States Consider Costs, Benefits on Adam Walsh Act

I’ve been off the JJ beat this week, focusing primarily on other stuff, but I wanted to flag this important story from Stateline, an online daily that covers state politics: “Will States Say ‘No’ to Adam Walsh Act?” Good question.

The 2006 federal bill, as many know, requires states to adopt tougher standards on registering, monitoring and releasing information about sex offenders. As Stateline correctly points out,

Strenuous objections also have been raised by states and advocacy groups over some of the act’s provisions. One in particular has raised concern: a requirement that some juveniles as young as 14 be listed on states’ online sex-offender registries. Most states do not include juveniles on online registries, and juvenile-rights advocates say listing young offenders on the Internet could subject them to harassment or violence.
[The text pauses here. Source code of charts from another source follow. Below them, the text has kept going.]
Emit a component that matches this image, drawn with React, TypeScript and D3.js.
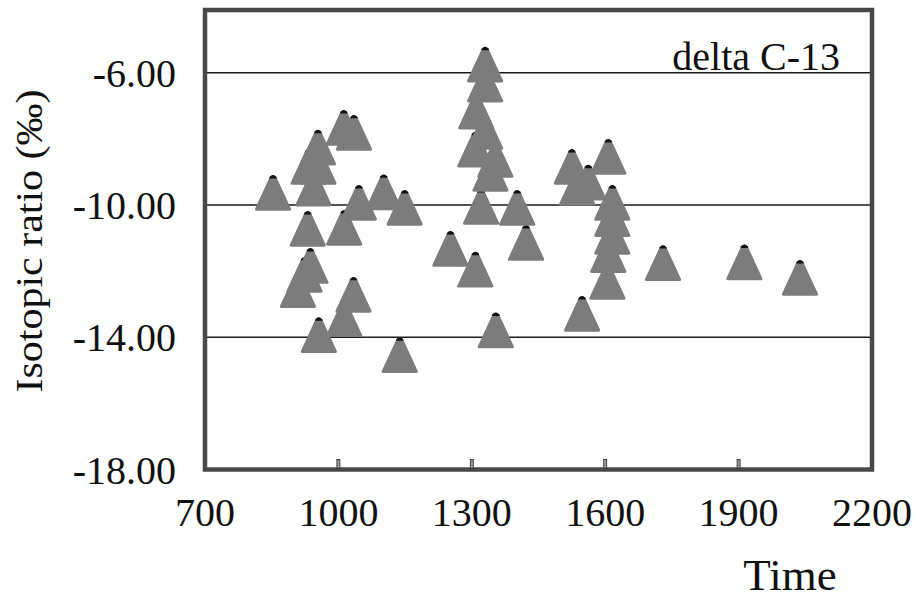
import React, { useEffect, useRef } from 'react';
import * as d3 from 'd3';

const times = [
  853, 1012, 1035, 954, 933, 955, 944, 1046, 1102, 1149, 931, 1013,
  937, 924, 909, 1034, 1013, 956, 1138, 1252, 1308, 1354,
  1330, 1330, 1310, 1330, 1308, 1353, 1342, 1321, 1402, 1422,
  1525, 1562, 1537, 1607, 1616, 1616, 1616, 1607, 1605, 1548,
  1730, 1913, 2038,
];
const ratios = [
  -9.63, -7.66, -7.81, -8.26, -8.84, -8.84, -9.5, -9.93, -9.61, -10.08, -10.72, -10.69,
  -11.84, -12.11, -12.57, -12.71, -13.45, -13.93, -14.54, -11.32, -11.95, -13.79,
  -5.75, -6.35, -7.17, -7.78, -8.32, -8.63, -9.05, -10.05, -10.08, -11.14,
  -8.84, -9.32, -9.48, -8.54, -9.93, -10.42, -10.96, -11.51, -12.32, -13.29,
  -11.75, -11.73, -12.2,
];

const xTicks = [700, 1000, 1300, 1600, 1900, 2200];
const xTickLabels = ['700', '1000', '1300', '1600', '1900', '2200'];
const yTicks = [-6, -10, -14, -18];
const yTickLabels = ['-6.00', '-10.00', '-14.00', '-18.00'];
const gridValues = [-6, -10, -14];
const innerTicks = [1000, 1300, 1600, 1900];

const App: React.FC = () => {
  const ref = useRef<SVGSVGElement>(null);

  useEffect(() => {
    if (!ref.current) return;
    const svg = d3.select(ref.current);
    svg.selectAll('*').remove();

    const left = 205;
    const right = 872;
    const top = 10;
    const bottom = 469.5;
    const font = '"Liberation Serif", "Times New Roman", serif';

    const x = d3.scaleLinear().domain([700, 2200]).range([left, right]);
    const y = d3.scaleLinear().domain([-18, -4.1]).range([bottom, top]);

    // grid lines
    svg.append('g')
      .selectAll('line')
      .data(gridValues)
      .enter()
      .append('line')
      .attr('x1', left)
      .attr('x2', right)
      .attr('y1', d => y(d))
      .attr('y2', d => y(d))
      .attr('stroke', '#1a1a1a')
      .attr('stroke-width', 1.6);

    // markers, lowest values first so upper ones cover their caps
    const points = times.map((t, i) => ({ t, v: ratios[i] }))
      .sort((a, b) => a.v - b.v);

    const tri = 'M-3.2,-16 Q0,-19.5 3.2,-16 L18,16 Q18.6,18 16.5,18 L-16.5,18 Q-18.6,18 -18,16 Z';
    const cap = 'M-3.2,-16 Q0,-19.5 3.2,-16 L3.9,-14.3 L-3.9,-14.3 Z';

    const marks = svg.append('g')
      .selectAll('g')
      .data(points)
      .enter()
      .append('g')
      .attr('transform', d => `translate(${x(d.t)},${y(d.v)})`);

    marks.append('path')
      .attr('d', tri)
      .attr('fill', '#7c7c7c');

    marks.append('path')
      .attr('d', cap)
      .attr('fill', '#111');

    // frame
    svg.append('rect')
      .attr('x', left)
      .attr('y', top)
      .attr('width', right - left)
      .attr('height', bottom - top)
      .attr('fill', 'none')
      .attr('stroke', '#484848')
      .attr('stroke-width', 4.5);

    // small x tick marks on the bottom frame
    svg.append('g')
      .selectAll('rect')
      .data(innerTicks)
      .enter()
      .append('rect')
      .attr('x', d => x(d) - 1.5)
      .attr('y', bottom - 10)
      .attr('width', 3)
      .attr('height', 9)
      .attr('fill', '#9a9a9a')
      .attr('stroke', '#222')
      .attr('stroke-width', 0.8);

    // y tick labels
    svg.append('g')
      .selectAll('text')
      .data(yTicks)
      .enter()
      .append('text')
      .attr('x', 176)
      .attr('y', d => y(d))
      .attr('dy', '0.35em')
      .attr('text-anchor', 'end')
      .style('font-family', font)
      .style('font-size', '40px')
      .style('fill', '#111')
      .text((d, i) => yTickLabels[i]);

    // x tick labels
    svg.append('g')
      .selectAll('text')
      .data(xTicks)
      .enter()
      .append('text')
      .attr('x', d => x(d))
      .attr('y', 526)
      .attr('text-anchor', 'middle')
      .style('font-family', font)
      .style('font-size', '40px')
      .style('fill', '#111')
      .text((d, i) => xTickLabels[i]);

    // axis titles
    svg.append('text')
      .attr('x', 790)
      .attr('y', 590)
      .attr('text-anchor', 'middle')
      .style('font-family', font)
      .style('font-size', '45px')
      .style('fill', '#111')
      .text('Time');

    svg.append('text')
      .attr('transform', 'translate(42,241) rotate(-90)')
      .attr('text-anchor', 'middle')
      .attr('textLength', 303)
      .attr('lengthAdjust', 'spacingAndGlyphs')
      .style('font-family', font)
      .style('font-size', '38px')
      .style('fill', '#111')
      .text('Isotopic ratio (‰)');

    svg.append('text')
      .attr('x', 840)
      .attr('y', 70)
      .attr('text-anchor', 'end')
      .style('font-family', font)
      .style('font-size', '40px')
      .style('fill', '#111')
      .text('delta C-13');
  }, []);

  return (
    <svg
      ref={ref}
      width={915}
      height={606}
      style={{ position: 'absolute', left: 0, top: 0, background: '#fff' }}
    />
  );
};

export default App;
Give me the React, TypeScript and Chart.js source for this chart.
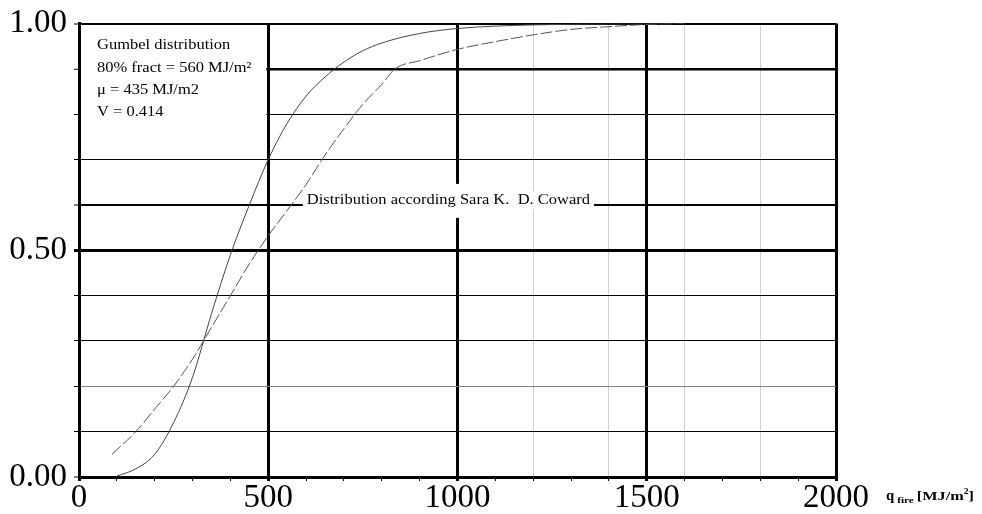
import React, { useEffect, useRef } from 'react';
import { Chart, registerables } from 'chart.js';

Chart.register(...registerables);

// Gumbel distribution (solid curve)
const gumbelX = [100, 150, 200, 250, 300, 350, 400, 450, 500, 550, 600, 650, 700, 750, 800, 900, 1000, 1200, 1400, 1600];
const gumbelY = [0.002, 0.018, 0.05, 0.12, 0.22, 0.36, 0.49, 0.6, 0.7, 0.78, 0.84, 0.882, 0.915, 0.94, 0.957, 0.978, 0.989, 0.997, 0.999, 1.0];

// Distribution according Sara K. D. Coward (dashed curve)
const cowardX = [87, 150, 200, 250, 300, 350, 400, 450, 500, 550, 600, 650, 700, 750, 800, 835, 900, 1000, 1100, 1200, 1300, 1400, 1500, 1600];
const cowardY = [0.05, 0.1, 0.15, 0.2, 0.26, 0.33, 0.4, 0.47, 0.532, 0.588, 0.645, 0.71, 0.768, 0.822, 0.866, 0.9, 0.918, 0.943, 0.96, 0.975, 0.987, 0.993, 0.998, 1.0];

const xLabelValues = [0, 500, 1000, 1500, 2000];
const xLabels = ['0', '500', '1000', '1500', '2000'];
const yLabelValues = [0, 5, 10]; // tenths
const yLabels = ['0.00', '0.50', '1.00'];
const xFaintGrid = [1200, 1400, 1600, 1800];

const boxLines = ['Gumbel distribution', '80% fract = 560 MJ/m\u00B2', '\u03BC = 435 MJ/m2', 'V = 0.414'];
const cowardLabel = 'Distribution according Sara K.  D. Coward';
const cowardLabelX = 602;
const cowardLabelY = 0.6;

const SERIF = '"Liberation Serif", "Times New Roman", serif';

function drawText(ctx: CanvasRenderingContext2D, s: string, x: number, y: number, font: string, sx = 1): number {
  ctx.save();
  ctx.font = font;
  const w = ctx.measureText(s).width * sx;
  ctx.translate(x, y);
  ctx.scale(sx, 1);
  ctx.textAlign = 'left';
  ctx.textBaseline = 'alphabetic';
  ctx.fillStyle = '#000';
  ctx.fillText(s, 0, 0);
  ctx.restore();
  return w;
}

function measure(ctx: CanvasRenderingContext2D, s: string, font: string, sx = 1): number {
  ctx.save();
  ctx.font = font;
  const w = ctx.measureText(s).width * sx;
  ctx.restore();
  return w;
}

const overlayPlugin = {
  id: 'overlay',
  beforeDraw(chart: any) {
    const { ctx, width, height } = chart;
    ctx.save();
    ctx.fillStyle = '#fff';
    ctx.fillRect(0, 0, width, height);
    ctx.restore();
  },
  beforeDatasetsDraw(chart: any) {
    const { ctx } = chart;
    const x = chart.scales.x;
    const y = chart.scales.y;
    ctx.save();
    ctx.fillStyle = '#fff';
    // annotation box (hides 0.8 and 0.9 grid lines)
    const bl = x.getPixelForValue(0) + 2;
    const br = x.getPixelForValue(500) - 2;
    const bt = y.getPixelForValue(1) + 2;
    const bb = y.getPixelForValue(0.7) - 1;
    ctx.fillRect(bl, bt, br - bl, bb - bt);
    // gap in the 1000 line around the label
    const gx = x.getPixelForValue(1000);
    const gy = y.getPixelForValue(cowardLabelY);
    ctx.fillRect(gx - 3, gy - 21, 6, 34);
    // white behind the label
    const f = `15px ${SERIF}`;
    const lx = x.getPixelForValue(cowardLabelX);
    const w = measure(ctx, cowardLabel, f, 1.1);
    ctx.fillRect(lx - 4, gy - 14, w + 8, 18);
    ctx.restore();
  },
  afterDatasetsDraw(chart: any) {
    const { ctx } = chart;
    const x = chart.scales.x;
    const y = chart.scales.y;
    // annotation box text
    const f = `15px ${SERIF}`;
    const tx = x.getPixelForValue(0) + 18;
    const baselines = [49, 72, 94, 116];
    boxLines.forEach((s, i) => drawText(ctx, s, tx, baselines[i], f, 1.1));
    // curve label
    const gy = y.getPixelForValue(cowardLabelY);
    drawText(ctx, cowardLabel, x.getPixelForValue(cowardLabelX), gy - 1, f, 1.1);
    // axis title
    let ax = x.getPixelForValue(2000) + 50;
    const by = 500;
    ax += drawText(ctx, 'q', ax, by, `bold 14px ${SERIF}`, 1.05) + 3;
    ax += drawText(ctx, 'fire', ax, by + 3, `bold 9px ${SERIF}`, 1.25) + 3;
    ax += drawText(ctx, '[MJ/m', ax, by, `bold 13px ${SERIF}`, 1.25);
    ax += drawText(ctx, '2', ax, by - 6, `bold 8px ${SERIF}`, 1.2);
    drawText(ctx, ']', ax, by, `bold 13px ${SERIF}`, 1.25);
  },
};

export default function App() {
  const canvasRef = useRef<HTMLCanvasElement | null>(null);

  useEffect(() => {
    const canvas = canvasRef.current;
    if (!canvas) return;
    const chart = new Chart(canvas, {
      type: 'line',
      data: {
        datasets: [
          {
            label: 'Gumbel distribution',
            data: gumbelX.map((v, i) => ({ x: v, y: gumbelY[i] })),
            borderColor: '#444',
            borderWidth: 1,
            pointRadius: 0,
            fill: false,
            cubicInterpolationMode: 'monotone',
          },
          {
            label: 'Distribution according Sara K. D. Coward',
            data: cowardX.map((v, i) => ({ x: v, y: cowardY[i] })),
            borderColor: '#555',
            borderWidth: 1,
            borderDash: [12, 3],
            pointRadius: 0,
            fill: false,
            cubicInterpolationMode: 'monotone',
          },
        ],
      },
      options: {
        responsive: false,
        animation: false,
        devicePixelRatio: 1,
        layout: { padding: { top: 20, right: 146, left: 0, bottom: 0 } },
        plugins: { legend: { display: false }, tooltip: { enabled: false } },
        scales: {
          x: {
            type: 'linear',
            min: 0,
            max: 2000,
            afterFit: (s: any) => { s.height = 37; },
            border: { display: true, color: '#000', width: 3 },
            grid: {
              color: (c: any) => {
                const v = Math.round(c.tick.value);
                if (v % 500 === 0) return '#000';
                if (xFaintGrid.includes(v)) return '#cfcfcf';
                return 'rgba(0,0,0,0)';
              },
              lineWidth: (c: any) => {
                const v = Math.round(c.tick.value);
                if (v % 500 === 0) return 3;
                return 1;
              },
              tickColor: '#000',
              tickWidth: (c: any) => (Math.round(c.tick.value) % 500 === 0 ? 3 : 1),
              tickLength: 4,
              drawTicks: true,
            },
            ticks: {
              stepSize: 100,
              autoSkip: false,
              maxRotation: 0,
              minRotation: 0,
              padding: 1,
              color: '#000',
              font: { family: SERIF, size: 33, lineHeight: 1 },
              callback: (value: any) => {
                const idx = xLabelValues.indexOf(Math.round(Number(value)));
                return idx >= 0 ? xLabels[idx] : '';
              },
            },
          },
          y: {
            type: 'linear',
            min: 0,
            max: 1,
            afterFit: (s: any) => { s.width = 79; },
            border: { display: true, color: '#000', width: 3 },
            grid: {
              color: (c: any) => {
                const v = Math.round(c.tick.value * 10);
                if (v === 2) return '#808080';
                return '#000';
              },
              lineWidth: (c: any) => {
                const v = Math.round(c.tick.value * 10);
                if (v === 0) return 0;
                if (v === 5) return 3;
                if (v === 9) return 2.5;
                if (v === 6 || v === 10) return 2;
                return 1;
              },
              tickColor: '#000',
              tickWidth: (c: any) => (Math.round(c.tick.value * 10) === 5 ? 3 : 1),
              tickLength: 5,
              drawTicks: true,
            },
            ticks: {
              stepSize: 0.1,
              autoSkip: false,
              padding: 7,
              color: '#000',
              font: { family: SERIF, size: 33, lineHeight: 1 },
              callback: (value: any) => {
                const idx = yLabelValues.indexOf(Math.round(Number(value) * 10));
                return idx >= 0 ? yLabels[idx] : '';
              },
            },
          },
        },
      },
      plugins: [overlayPlugin],
    } as any);
    return () => chart.destroy();
  }, []);

  return (
    <div style={{ position: 'absolute', left: 0, top: 0, width: 982, height: 514, background: '#fff' }}>
      <canvas ref={canvasRef} width={982} height={514} style={{ display: 'block' }} />
    </div>
  );
}
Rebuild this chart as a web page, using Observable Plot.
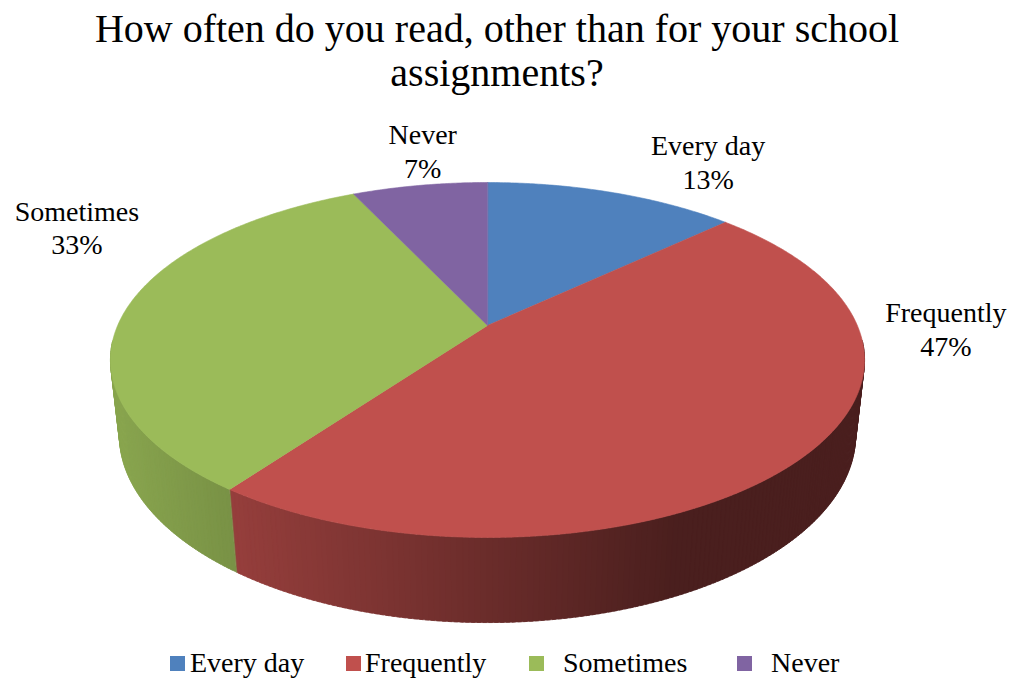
<!DOCTYPE html>
<html>
<head>
<meta charset="utf-8">
<script src="https://cdn.jsdelivr.net/npm/d3@7"></script>
<script src="https://cdn.jsdelivr.net/npm/@observablehq/plot@0.6"></script>
<style>
  html, body { margin: 0; padding: 0; background: #fff; }
  #wrap { position: relative; width: 1015px; height: 679px; font-family: "Liberation Serif", "Times New Roman", Tinos, Times, serif; color: #000; }
  #title { position: absolute; top: 7px; left: 0; width: 994px; text-align: center; font-size: 40px; line-height: 44px; }
  #chart { position: absolute; top: 110px; left: 0; }
  #legend { position: absolute; top: 640px; left: 0; width: 1015px; height: 39px; }
  .sw { position: absolute; top: 16px; width: 15px; height: 15px; }
  .lt { position: absolute; top: 9px; font-size: 28px; line-height: 28px; white-space: nowrap; }
</style>
</head>
<body>
<div id="wrap">
  <div id="title">How often do you read, other than for your school<br>assignments?</div>
  <div id="chart"></div>
  <div id="legend"></div>
</div>
<script>
// ---- data ----
const categories = ["Every day", "Frequently", "Sometimes", "Never"];
const percents = [13, 47, 33, 7];
const colors = ["#4F81BD", "#C0504D", "#9BBB59", "#8064A2"];

// ---- layout / styling (not data) ----
const labelOffsets = [[96, -31], [140, -127], [-49, -83], [3, -35]];
const legendSwatchX = [170, 346, 529, 737];
const legendTextX = [190, 365, 563, 771];

// ---- 3D perspective projection of a tilted pie ----
const alpha = 27.5 * Math.PI / 180;
const S = Math.sin(alpha), C = Math.cos(alpha);
const D = 4.564, F = 1688, H = 0.23;
function proj(r, phi, h) {
  const px = r * Math.sin(phi), pz = r * Math.cos(phi);
  const zc = h * S + D + C * pz;
  return [F * px / zc, F * (h * C - S * pz) / zc];
}
function shade(base, X) {
  const f = Math.max(0.385, Math.min(0.88, 0.88 - 0.00088 * (X + 372)));
  const c = d3.rgb(base);
  return d3.rgb(c.r * f, c.g * f, c.b * f).formatHex();
}

const arcs = d3.pie().sort(null).value(d => d)(percents);
const deg = Math.PI / 180;

// top face polygons
const topPts = [];
arcs.forEach((a, i) => {
  topPts.push({id: "t" + i, x: 0, y: 0, c: colors[i]});
  const n = Math.max(2, Math.ceil((a.endAngle - a.startAngle) / (0.5 * deg)));
  for (let k = 0; k <= n; k++) {
    const phi = a.startAngle + (a.endAngle - a.startAngle) * k / n;
    const [x, y] = proj(1, phi, 0);
    topPts.push({id: "t" + i, x, y, c: colors[i]});
  }
});

// side wall quads (slightly overlapping to hide seams)
const lo = 95 * deg, hi = 265 * deg, step = 0.75 * deg;
const backQ = [], frontQ = [];
arcs.forEach((a, i) => {
  const s0 = Math.max(a.startAngle, lo), s1 = Math.min(a.endAngle, hi);
  if (s1 <= s0) return;
  const n = Math.max(1, Math.ceil((s1 - s0) / step));
  const w = (s1 - s0) / n;
  for (let k = 0; k < n; k++) {
    const p0 = s0 + w * k;
    const p1 = Math.min(s1, p0 + w * 1.6);
    const m = p0 + w / 2;
    const pts = [];
    const sub = 3;
    for (let j = 0; j <= sub; j++) pts.push(proj(1, p0 + (p1 - p0) * j / sub, 0));
    for (let j = sub; j >= 0; j--) pts.push(proj(1, p0 + (p1 - p0) * j / sub, H));
    const col = shade(colors[i], proj(1, m, 0)[0]);
    const facing = -1 - D * C * Math.cos(m) > 0;
    const target = facing ? frontQ : backQ;
    pts.forEach(([x, y]) => target.push({id: `w${i}_${k}`, x, y, c: col}));
  }
});

// labels
const labels = arcs.map((a, i) => {
  const m = (a.startAngle + a.endAngle) / 2;
  const [x, y] = proj(1, m, 0);
  return {x: x + labelOffsets[i][0], y: y + labelOffsets[i][1], text: `${categories[i]}\n${percents[i]}%`};
});

const poly = (data, sw) => Plot.line(data, {x: "x", y: "y", z: "id", fill: "c", stroke: "c", strokeWidth: sw, curve: "linear-closed"});

const chart = Plot.plot({
  width: 1015,
  height: 530,
  margin: 0,
  style: {background: "transparent", overflow: "visible"},
  x: {domain: [-487, 528], range: [0, 1015], axis: null},
  y: {domain: [-215, 315], range: [0, 530], axis: null},
  color: {type: "identity"},
  marks: [
    poly(backQ, 0.6),
    poly(frontQ, 0.6),
    poly(topPts, 0.6),
    Plot.text(labels, {
      x: "x", y: "y", text: "text",
      fontFamily: "'Liberation Serif', 'Times New Roman', Tinos, serif",
      fontSize: 28, lineHeight: 1.2, fill: "#000", textAnchor: "middle"
    })
  ]
});
document.getElementById("chart").appendChild(chart);

// legend
const leg = document.getElementById("legend");
categories.forEach((cat, i) => {
  const sw = document.createElement("div");
  sw.className = "sw";
  sw.style.left = legendSwatchX[i] + "px";
  sw.style.background = colors[i];
  leg.appendChild(sw);
  const t = document.createElement("div");
  t.className = "lt";
  t.style.left = legendTextX[i] + "px";
  t.textContent = cat;
  leg.appendChild(t);
});
</script>
</body>
</html>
It’s concerns like those, among others, that have prompted many state legislators to consider whether the funds they would receive through compliance would be worth the problems it would create. Particularly given the two-thirds cuts in Byrne JAG funds that states are facing this year (a few weeks ago I wrote about the impact this cut will have on states’ abilities to protect public safety), taking another hit by failing to comply with the Adam Walsh Act may not be so damaging.

“What’s 10 percent of nothing, anyway?” asks Susan Parnas Frederick, senior committee director of NCSL’s Law and Criminal Justice Committee in Washington. Another good question.